Students of literature in future will have far less to go on if handwriting becomes obsolete, writes Dr Claire Nicholson. Plus letters from Michael Daley, Alan Sekers, Alan Gough, Dr Emile de Sousa and Marie Paterson
The loss of handwriting skills has far-reaching implications beyond the ability to guide a pen across paper (Signature moves: are we losing the ability to write by hand?, 21 January). I have been privileged to introduce students to the manuscript of Virginia Woolf’s essay Women and Fiction, which was later revised and expanded to become the celebrated text A Room of One’s Own.

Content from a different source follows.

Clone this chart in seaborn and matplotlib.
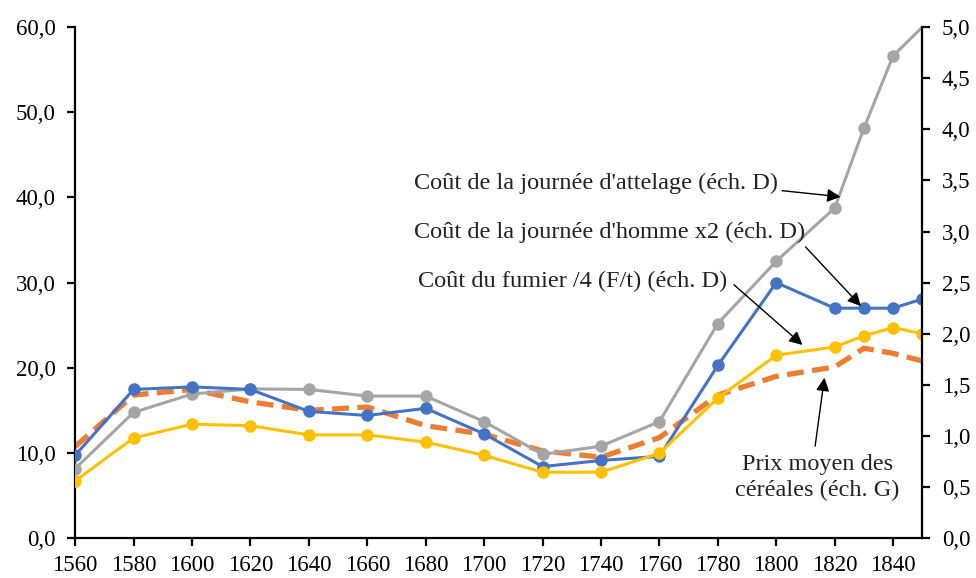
import matplotlib
matplotlib.use("Agg")
import matplotlib.pyplot as plt
import seaborn as sns
from matplotlib.ticker import FuncFormatter, MultipleLocator

years = [1560, 1580, 1600, 1620, 1640, 1660, 1680, 1700, 1720, 1740, 1760,
         1780, 1800, 1820, 1830, 1840, 1850]
# right scale (éch. D)
attelage = [0.68, 1.23, 1.41, 1.46, 1.455, 1.39, 1.39, 1.14, 0.82, 0.90, 1.14,
            2.10, 2.71, 3.23, 4.01, 4.72, 5.00]
homme_x2 = [0.81, 1.455, 1.48, 1.455, 1.24, 1.20, 1.27, 1.02, 0.70, 0.76, 0.80,
            1.69, 2.50, 2.25, 2.25, 2.25, 2.34]
fumier = [0.56, 0.98, 1.115, 1.10, 1.01, 1.01, 0.94, 0.81, 0.645, 0.645, 0.83,
          1.37, 1.79, 1.87, 1.98, 2.06, 2.00]
# left scale (éch. G)
cereales = [10.75, 16.8, 17.45, 16.0, 15.0, 15.4, 13.2, 12.2, 10.25, 9.5, 11.8,
            16.8, 19.0, 20.1, 22.3, 21.7, 20.8]

x_ticks = list(range(1560, 1841, 20))

sns.set_theme(style="ticks")
plt.rcParams["font.family"] = ["Liberation Serif", "DejaVu Serif"]

fig, ax = plt.subplots(figsize=(9.76, 5.78), dpi=100)
fig.subplots_adjust(left=0.077, right=0.945, bottom=0.069, top=0.953)
ax2 = ax.twinx()

# cereal price, dashed, left axis
sns.lineplot(x=years, y=cereales, ax=ax, color="#ED7D31", linewidth=3.8,
             linestyle="--", legend=False)
ax.lines[0].set_dashes((3.2, 1.6))

# right-axis series (the last attelage point has no marker in the source)
line_kw = dict(linewidth=2.2, marker="o", markersize=9, markeredgewidth=0,
               legend=False)
sns.lineplot(x=years, y=attelage, ax=ax2, color="#A5A5A5",
             markevery=list(range(len(years) - 1)), **line_kw)
sns.lineplot(x=years, y=homme_x2, ax=ax2, color="#4472C4", **line_kw)
sns.lineplot(x=years, y=fumier, ax=ax2, color="#FFC000", **line_kw)

ax.set_xlim(1560, 1850)
ax.set_ylim(0, 60)
ax2.set_ylim(0, 5)
ax.set_xticks(x_ticks)
ax.yaxis.set_major_locator(MultipleLocator(10))
ax2.yaxis.set_major_locator(MultipleLocator(0.5))

fr = FuncFormatter(lambda v, _: f"{v:.1f}".replace(".", ","))
ax.yaxis.set_major_formatter(fr)
ax2.yaxis.set_major_formatter(fr)

for a in (ax, ax2):
    a.set_xlabel("")
    a.set_ylabel("")
    a.spines["top"].set_visible(False)
    for s in ("left", "right", "bottom"):
        a.spines[s].set_linewidth(1.6)
        a.spines[s].set_color("black")
    a.tick_params(axis="y", direction="out", length=6, width=1.6,
                  labelsize=16.5, colors="black", pad=8)
    a.tick_params(axis="x", direction="out", length=6, width=1.6,
                  labelsize=16.5, colors="black", pad=6)
ax.spines["right"].set_visible(False)
ax2.spines["left"].set_visible(False)
ax2.spines["bottom"].set_visible(False)

arrow = dict(arrowstyle="-|>", color="black", lw=1.0, mutation_scale=20,
             shrinkA=0, shrinkB=0)
txt = dict(fontsize=17.5, color="#222222", va="center")

ax2.text(1676, 3.47, "Coût de la journée d'attelage (éch. D)", ha="left", **txt)
ax2.annotate("", xy=(1822, 3.34), xytext=(1802, 3.40), arrowprops=arrow)

ax2.text(1676, 2.99, "Coût de la journée d'homme x2 (éch. D)", ha="left", **txt)
ax2.annotate("", xy=(1829, 2.27), xytext=(1810, 2.85), arrowprops=arrow)

ax2.text(1677.5, 2.51, "Coût du fumier /4 (F/t) (éch. D)", ha="left", **txt)
ax2.annotate("", xy=(1809, 1.89), xytext=(1785.5, 2.48), arrowprops=arrow)

ax2.text(1814, 0.59, "Prix moyen des\ncéréales (éch. G)", ha="center",
         multialignment="center", linespacing=1.3, **txt)
ax2.annotate("", xy=(1816.5, 1.57), xytext=(1813.3, 0.90), arrowprops=arrow)

fig.savefig("out.png", dpi=100)
plt.close(fig)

The impact of seeing her hastily scrawled words in purple ink with crossings-out as she sought the perfect word is a joy to witness and something that will never be matched by the typewritten word. What will a literary archive look like to the students of the future, if it only exists as typed words on a screen? I doubt it could ever reach the same level of excitement.
Dr Claire Nicholson
Chair, Virginia Woolf Society of Great Britain
• The disappearance of handwriting is alarming for all the reasons given by Christine Rosen – but while hand-forming letters certainly increases cognitive skills, so too can tracing them. An elderly art school colleague once explained how he’d been trained to draw capital Roman letters as a student at the then South Kensington art school (later the Royal College of Art). Students had been required to trace a large sample Roman capital letter on arrival every morning – until they no longer needed to do so, having internalised all its properties, at which point daily tracings of the next letter began. Every student left the school able to draw Roman letters freehand. It would seem that even a thing drawn, even “mechanically”, is a thing better remembered and understood.